Green & mean Volvo S90 T8

By RIZAL JOHAN | 7 December 2017

Just before the Volvo S90 T8 sedan was officially launched, a drive event was organised for members of the media, starting from Subang Jaya, Selangor and we made our way north to the city of Ipoh, Perak.

This was a chance to sample the car, which is very much a “new kid on the block” positioned against the German competitors in the luxury sedan segment.

Having more options as a buyer is always welcome to the consumer. But in a segment which has been largely dominated by German marques in the Malaysian market, does the new S90 have what it takes to compete?

In a word, yes.


The S90 T8 is available in two variants – Inscription and Inscription Plus – with a price of RM368,888 for the former and RM388,888 for the latter. All prices are on-the-road without insurance.

When it comes to innovation, Volvo has taken its own path with its powertrain design combining a turbocharged-and-supercharged petrol engine and an electric motor.

You may argue that it’s just another hybrid powertrain make-up.

While that may be the case, the difference here is the dedicated task of each engine – the petrol mill drives the front wheels and the electric motor, the rear.

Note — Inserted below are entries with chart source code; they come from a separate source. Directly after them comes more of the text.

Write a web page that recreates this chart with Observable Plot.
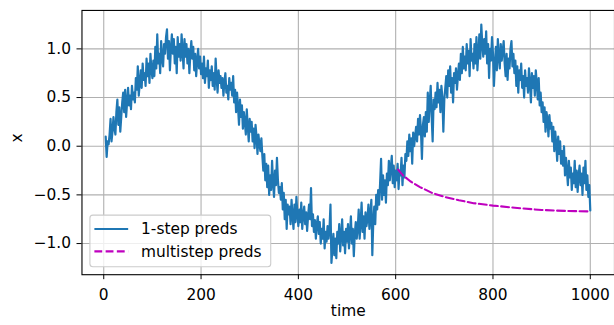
<!DOCTYPE html>
<html><head><meta charset="utf-8">
<script src="https://cdn.jsdelivr.net/npm/d3@7"></script>
<script src="https://cdn.jsdelivr.net/npm/@observablehq/plot@0.6"></script>
<style>html,body{margin:0;padding:0;background:#fff;overflow:hidden;width:614px;height:325px}</style>
</head><body><div id="chart"></div>
<script>
// 1-step predictions, read every 2 time steps, ending at t=1000
const onestepEnd = 1000, onestepStep = 2;
const onestepValues = [
  0.10, -0.11, 0.05, 0.02, 0.12, 0.28, 0.05, 0.15, 0.30,
  0.18, 0.12, 0.35, 0.48, 0.22, 0.40, 0.15, 0.30, 0.45, 0.55,
  0.35, 0.58, 0.30, 0.45, 0.60, 0.42, 0.52, 0.38, 0.62, 0.48,
  0.55, 0.45, 0.70, 0.58, 0.82, 0.52, 0.65, 0.78, 0.60, 0.85,
  0.68, 0.75, 0.62, 0.90, 0.72, 0.85, 0.65, 0.95, 0.78, 0.70,
  0.88, 0.72, 1.02, 0.80, 1.15, 0.85, 0.95, 0.75, 1.08, 0.90,
  0.82, 1.05, 0.95, 1.12, 1.20, 0.90, 1.08, 0.78, 1.00, 1.15,
  0.95, 1.10, 0.85, 1.02, 0.75, 1.12, 0.92, 1.05, 0.88, 1.15,
  0.98, 0.80, 1.10, 0.92, 1.05, 0.85, 1.00, 0.75, 0.95, 1.08,
  0.90, 1.02, 0.78, 0.95, 0.72, 0.88, 1.00, 0.80, 0.92, 0.74,
  0.85, 0.70, 0.92, 0.65, 0.80, 0.72, 0.88, 0.60, 0.78, 0.68,
  0.82, 0.62, 0.75, 0.58, 0.90, 0.70, 0.55, 0.78, 0.65, 0.72,
  0.60, 0.70, 0.52, 0.66, 0.75, 0.55, 0.62, 0.48, 0.70, 0.58,
  0.65, 0.52, 0.72, 0.45, 0.58, 0.35, 0.55, 0.40, 0.22, 0.48,
  0.30, 0.42, 0.18, 0.35, 0.25, 0.12, 0.38, 0.20, 0.05, 0.28,
  0.15, 0.25, 0.05, 0.18, -0.02, 0.22, 0.10, -0.08, 0.12, 0.02,
  -0.05, 0.08, -0.10, -0.25, -0.08, -0.35, -0.18, -0.42, -0.20, -0.50,
  -0.30, -0.45, -0.15, -0.38, -0.52, -0.25, -0.40, -0.12, -0.35, -0.48,
  -0.42, -0.55, -0.38, -0.65, -0.48, -0.75, -0.55, -0.85, -0.60, -0.70,
  -0.62, -0.80, -0.55, -0.72, -0.85, -0.60, -0.78, -0.52, -0.70, -0.82,
  -0.65, -0.78, -0.58, -0.85, -0.70, -0.62, -0.80, -0.68, -0.87, -0.72,
  -0.60, -0.75, -0.43, -0.82, -0.70, -0.88, -0.76, -0.95, -0.80, -0.72,
  -0.90, -0.78, -1.00, -0.85, -0.95, -0.75, -1.05, -0.88, -0.98, -0.82,
  -0.95, -0.85, -0.60, -1.20, -1.05, -0.90, -1.12, -0.95, -1.15, -0.88,
  -1.00, -0.80, -1.08, -0.92, -0.75, -1.02, -0.88, -1.10, -0.85, -0.98,
  -0.80, -1.05, -0.90, -0.72, -1.00, -0.85, -1.13, -0.90, -0.78, -0.95,
  -0.85, -0.65, -0.95, -0.78, -0.58, -0.88, -0.72, -0.95, -0.68, -0.82,
  -0.75, -0.60, -0.85, -0.70, -0.55, -1.12, -0.78, -0.62, -0.80, -0.50,
  -0.65, -0.45, -0.60, -0.38, -0.13, -0.55, -0.30, -0.50, -0.35, -0.58,
  -0.28, -0.40, -0.15, -0.35, -0.22, -0.10, -0.38, -0.20, -0.42, -0.25,
  -0.35, -0.18, -0.44, -0.25, -0.30, -0.12, -0.40, -0.20, -0.32, -0.08,
  -0.15, 0.05, -0.10, 0.12, -0.05, 0.08, -0.18, 0.14, 0.00, 0.10,
  0.20, 0.05, 0.28, 0.12, 0.32, 0.15, -0.13, 0.22, 0.30, 0.10,
  0.35, 0.15, 0.55, 0.25, 0.45, 0.62, 0.30, 0.05, 0.48, 0.38,
  0.55, 0.40, 0.65, 0.45, 0.58, 0.35, 0.62, 0.50, 0.15, 0.48,
  0.60, 0.72, 0.50, 0.78, 0.62, 0.82, 0.55, 0.70, 0.45, 0.75,
  0.65, 0.80, 0.58, 0.72, 0.85, 0.68, 0.95, 0.75, 1.02, 0.80,
  0.92, 0.78, 1.05, 0.85, 0.98, 0.72, 1.10, 0.88, 0.95, 0.80,
  1.05, 0.85, 1.12, 0.78, 0.95, 1.15, 0.90, 1.25, 1.05, 0.92,
  1.10, 0.95, 1.18, 0.85, 1.05, 0.70, 1.00, 0.88, 1.12, 0.95,
  0.62, 0.85, 1.02, 0.78, 1.10, 0.92, 0.80, 1.05, 0.88, 0.98,
  1.08, 0.85, 0.72, 0.95, 0.68, 0.90, 0.80, 1.00, 1.08, 0.82,
  0.95, 0.75, 0.88, 0.62, 0.82, 0.55, 0.78, 0.68, 0.85, 0.60,
  0.72, 0.50, 0.78, 0.62, 0.70, 0.55, 0.80, 0.65, 0.45, 0.75,
  0.60, 0.72, 0.52, 0.78, 0.65, 0.48, 0.70, 0.42, 0.55, 0.35,
  0.45, 0.25, 0.40, 0.15, 0.35, 0.28, 0.10, 0.32, 0.18, 0.24,
  0.05, 0.20, -0.05, 0.15, 0.02, -0.15, 0.10, -0.08, 0.05, -0.18,
  -0.05, -0.20, 0.00, -0.30, -0.12, -0.25, -0.40, -0.15, -0.32, -0.22,
  -0.45, -0.28, -0.38, -0.15, -0.42, -0.25, -0.47, -0.30, -0.20, -0.40,
  -0.28, -0.50, -0.22, -0.38, -0.15, -0.45, -0.30, -0.52, -0.40, -0.66
];
// multistep predictions
const multistepTimes = [605, 615, 630, 650, 675, 700, 730, 760, 800, 850, 900, 950, 1000];
const multistepValues = [-0.24, -0.30, -0.36, -0.42, -0.48, -0.52, -0.555, -0.585, -0.61, -0.635, -0.655, -0.665, -0.67];

const xTicks = [0, 200, 400, 600, 800, 1000];
const yTicks = [-1.0, -0.5, 0.0, 0.5, 1.0];
const seriesNames = ["1-step preds", "multistep preds"];
const seriesColors = ["#1f77b4", "#bf00bf"];
const xLabel = "time", yLabel = "x";

const n = onestepValues.length;
const onestep = onestepValues.map((v, i) => ({t: onestepEnd - (n - 1 - i) * onestepStep, v}));
const multi = multistepTimes.map((t, i) => ({t, v: multistepValues[i]}));

const FS = 15.5;
const gridStyle = {stroke: "#b0b0b0", strokeOpacity: 1, strokeWidth: 1.1};
const svg = Plot.plot({
  width: 618, height: 325,
  marginLeft: 82, marginRight: 0, marginTop: 10, marginBottom: 49,
  x: {domain: [-44.75, 1049.75]},
  y: {domain: [-1.32, 1.395]},
  style: {fontFamily: "DejaVu Sans", fontSize: FS + "px", background: "white", color: "black"},
  marks: [
    Plot.gridX(xTicks, gridStyle),
    Plot.gridY(yTicks, gridStyle),
    Plot.line(onestep, {x: "t", y: "v", stroke: seriesColors[0], strokeWidth: 2.2}),
    Plot.line(multi, {x: "t", y: "v", stroke: seriesColors[1], strokeWidth: 2.1, strokeDasharray: "7.9,3.4"}),
    Plot.frame({stroke: "black", strokeWidth: 1.1}),
    Plot.axisX(xTicks, {tickSize: 5, tickPadding: 9, label: null, fontSize: FS, tickFormat: d => String(d)}),
    Plot.axisY(yTicks, {tickSize: 5, tickPadding: 6, label: null, fontSize: FS, tickFormat: d3.format(".1f")}),
    Plot.text([xLabel], {text: d => d, frameAnchor: "bottom", dy: 42, fontSize: FS}),
    Plot.text([yLabel], {text: d => d, frameAnchor: "left", dx: -65, rotate: -90, fontSize: FS})
  ]
});
svg.style.overflow = "hidden";

// legend (matplotlib style, lower left inside axes)
const lg = d3.select(svg).append("g").attr("font-family", "DejaVu Sans").attr("font-size", FS).attr("text-anchor", "start");
lg.append("rect").attr("x", 90.5).attr("y", 216.5).attr("width", 182).attr("height", 52)
  .attr("rx", 3).attr("fill", "white").attr("fill-opacity", 0.8).attr("stroke", "#cccccc").attr("stroke-width", 1.1);
seriesNames.forEach((name, i) => {
  const y = 230.5 + i * 22.5;
  lg.append("line").attr("x1", 95).attr("x2", 129).attr("y1", y).attr("y2", y)
    .attr("stroke", seriesColors[i]).attr("stroke-width", 2.1)
    .attr("stroke-dasharray", i === 1 ? "7.9,3.4" : null);
  lg.append("text").attr("x", 142).attr("y", y).attr("dy", "0.35em").attr("fill", "black").text(name);
});

document.getElementById("chart").appendChild(svg);
</script>
</body></html>
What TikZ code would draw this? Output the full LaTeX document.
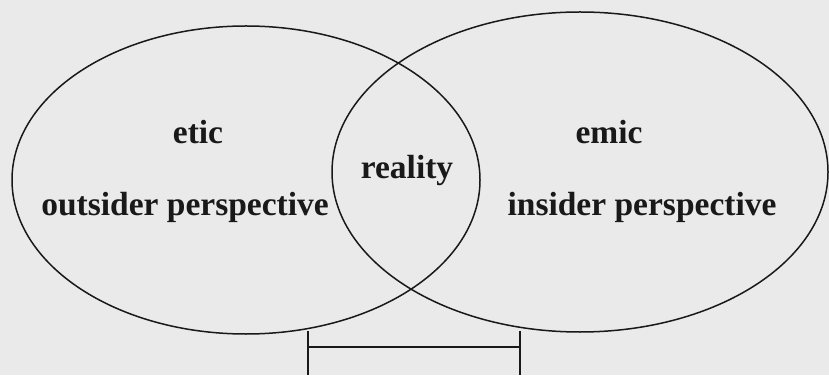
\documentclass[tikz,border=0pt]{standalone}
\usepackage{fontspec}
\setmainfont{Liberation Serif}
\usepackage{xcolor}
\usepackage{tikz}
\usetikzlibrary{shapes.geometric}
\definecolor{paper}{RGB}{234, 234, 234}
\definecolor{ink}{RGB}{25, 25, 25}

\begin{document}
\begin{tikzpicture}[x=1pt, y=1pt,
		every node/.style={font=\fontsize{33.5}{38}\selectfont\bfseries, text=ink},
		ring/.style={ellipse, draw=ink, line width=1.5pt, inner sep=0pt}]
			\fill[paper] (0,0) rectangle (829,375);
			\useasboundingbox (0,0) rectangle (829,375);
			\node[ring, minimum width=468pt, minimum height=308pt] (etic) at (246,195) {};
			\node[ring, minimum width=496pt, minimum height=320pt] (emic) at (580,203) {};
			\node (eticlabel) at (198,243) {etic};
			\node (outsider) at (185,168) {outsider perspective};
			\node (reality) at (407,205) {reality};
			\node (emiclabel) at (609,243) {emic};
			\node (insider) at (642,168) {insider perspective};
			\coordinate (lefttop) at (308,44);
			\coordinate (leftend) at (308,0);
			\coordinate (righttop) at (520,44);
			\coordinate (rightend) at (520,0);
			\coordinate (barleft) at (308,28);
			\coordinate (barright) at (520,28);
			\draw[ink, line width=1.4pt] (lefttop) -- (leftend);
			\draw[ink, line width=1.4pt] (righttop) -- (rightend);
			\draw[ink, line width=1.8pt] (barleft) -- (barright);
		\end{tikzpicture}
\end{document}
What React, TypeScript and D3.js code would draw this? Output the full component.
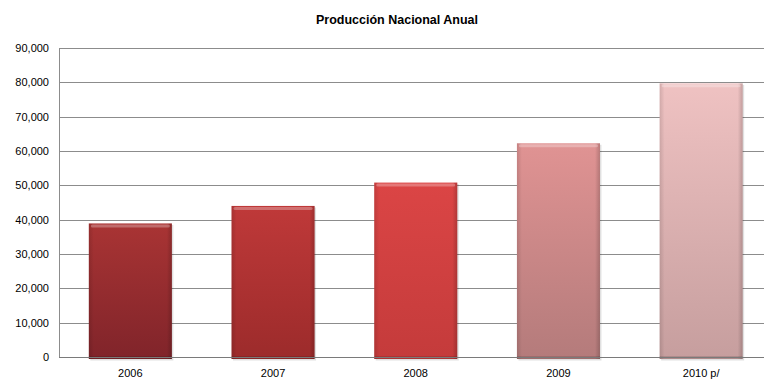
import React from "react";
import * as d3 from "d3";

const categories = ["2006", "2007", "2008", "2009", "2010 p/"];
const values = [38900, 44000, 50800, 62250, 79700];
const tickValues = [0, 10000, 20000, 30000, 40000, 50000, 60000, 70000, 80000, 90000];
const barTop = ["#a93434", "#bf3939", "#db4545", "#e09393", "#efc2c2"];
const barBottom = ["#80242a", "#9c2b2b", "#c43b3b", "#b47b7b", "#c69e9e"];
const title = "Producción Nacional Anual";

const W = 764;
const H = 381;
const margin = { left: 59, top: 48, right: 772.5, bottom: 357 };

export default function App() {
  const x = d3.scaleBand<string>().domain(categories).range([margin.left, margin.right]).paddingInner(0.418).paddingOuter(0.209);
  const y = d3.scaleLinear().domain([0, 90000]).range([margin.bottom, margin.top]);
  const fmt = d3.format(",");
  const font = "'Liberation Sans', Arial, sans-serif";
  const bw = x.bandwidth();
  return (
    <svg width={W} height={H} style={{ position: "absolute", left: 0, top: 0, background: "#fff" }}>
      <defs>
        {categories.map((c, i) => (
          <linearGradient key={c} id={`g${i}`} x1="0" y1="0" x2="0" y2="1">
            <stop offset="0" stopColor={barTop[i]} />
            <stop offset="1" stopColor={barBottom[i]} />
          </linearGradient>
        ))}
        <linearGradient id="side" x1="0" y1="0" x2="1" y2="0">
          <stop offset="0" stopColor="#000" stopOpacity={0.12} />
          <stop offset="0.06" stopColor="#000" stopOpacity={0} />
          <stop offset="0.94" stopColor="#000" stopOpacity={0} />
          <stop offset="1" stopColor="#000" stopOpacity={0.18} />
        </linearGradient>
      </defs>
      <text x={397} y={24} textAnchor="middle" fontFamily={font} fontSize={12.5} fontWeight="bold" fill="#000">
        {title}
      </text>
      {tickValues.map((t) => (
        <g key={t}>
          {t > 0 && (
            <line x1={margin.left} x2={W} y1={Math.round(y(t)) + 0.5} y2={Math.round(y(t)) + 0.5} stroke="#8c8c8c" strokeWidth={1} />
          )}
          <text x={49} y={y(t) + 4} textAnchor="end" fontFamily={font} fontSize={11} fill="#000">
            {fmt(t)}
          </text>
        </g>
      ))}
      <line x1={margin.left + 0.5} x2={margin.left + 0.5} y1={margin.top} y2={margin.bottom} stroke="#8c8c8c" />
      {categories.map((c, i) => {
        const x0 = x(c)!;
        const y0 = y(values[i]);
        const h = margin.bottom + 2 - y0;
        return (
          <g key={c}>
            <rect x={x0 + 1.5} y={y0 + 1.5} width={bw} height={h} fill="#000" opacity={0.12} />
            <rect x={x0} y={y0} width={bw} height={h} fill={`url(#g${i})`} />
            <rect x={x0} y={y0} width={bw} height={h} fill="url(#side)" />
            <rect x={x0 + 2} y={y0 + 1} width={bw - 4} height={3} fill="#fff" opacity={0.28} rx={1.5} />
            <rect x={x0} y={margin.bottom - 1} width={bw} height={3} fill="#000" opacity={0.12} />
          </g>
        );
      })}
      <line x1={margin.left} x2={W} y1={margin.bottom + 0.5} y2={margin.bottom + 0.5} stroke="#7a7a7a" />
      {categories.map((c) => (
        <text key={c} x={x(c)! + bw / 2} y={377} textAnchor="middle" fontFamily={font} fontSize={11} fill="#000">
          {c}
        </text>
      ))}
    </svg>
  );
}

Each engine can be used separately and also combined. As such, the S90 T8 sedan can be described as a front-wheel drive, a rear-wheel drive and an all-wheel drive car depending on what drive mode it is in.

The combustion engine consists of a 2.0-litre four-cylinder Drive-E engine which produces 320hp and 400Nm of torque, mated to an 8-speed automatic transmission.

With both engines combined, the output is rated at 407hp and 640Nm.

With such numbers, it is obvious that there is no lack of power and takes only 4.8 seconds to go from 0-100kph.


This hybrid powertrain has a battery unit, in this case a 10.4kWh rated lithium-ion battery, to power the electric motor.

As more components are needed than a ‘normal’ vehicle with just a combustion engine, space becomes an issue and compromises have to be made.

The usual suspect in most other hybrid cars is the boot where luggage space is reduced to accommodate the placement of the battery.

Not so with Volvo. The Swedish marque devised its Scalable Product Architecture (SPA) which places the hybrid battery in the tunnel of the car.


This design improves its handling and, should a collision occur, the battery is well protected due to its placement.

As for safety, Volvo has a history of innovative safety features such as the three-point seatbelt which is a Swedish invention and was used in a Volvo car all the way back in 1959.

Fast-forward to today, and the S90 is equipped with IntelliSafe technology which keeps you safe with automatic breaking functionality, collision avoidance and mitigation as well as a 360 degree surround view camera, blind spot information with cross traffic alert and lane keeping aid among others.

Innovation aside, it is also important that the car is pleasing to the eye. Advanced technology alone will not compensate for a vehicle which is uninspired to look at.


In this regard, Volvo has designed a sedan worthy of its Swedish aesthetic.

There is no disparity between the two variants design-wise. Also, there is no mistaking the S90 with other continental carmakers.

It is long, low and sleek with clean lines on the body with a lean yet subtle muscular creases on the hood.

The front fascia exudes an air of class with its concave, vertical-slatted grille and the striking Thor’s Hammer LED headlights.

The rear however, looks a bit busy by comparison and this is my only complaint of the car but in no way is this a deal-breaker.


This is because you are going to be spending a lot of time in the car and the cabin is a refined compartment to be in covered in fine black Nappa leather upholstery with open-pore Walnut wood trim on the dashboard and doors.

It has tall, vertical air vents and the equally tall nine-inch centre display screen which is user friendly, elegant and contemporary to navigate and use.

The centre console is like an open jewel case with the gear shaft in the form of an illuminated crystal made by Orrefors, a Swedish glassmaker, followed by a ‘jewel stone’ shaped twist start button (it’s not a push start here) and a knurled, flat cylindrical knob to operate the Drive Mode.


While the Inscription comes with a High Performance 10-speaker audio system, it is the Inscription Plus which exudes more luxuriousness with the Bowers & Wilkins premium sound system with 19 speakers, 12-channel, 1,400 watt Class D amplifier.

We drove both variants of the S90 and it is smooth, quiet and powerful. It was hard to distinguish one from the other but the Inscription Plus does come with Air Suspension. I liked the option of having to choose between front, rear and all-wheel drive and I distinctly preferred all-wheel drive for its power, sharp steering and handling.

If you are looking for something different and refined in this segment, you have found it with the S90 T8.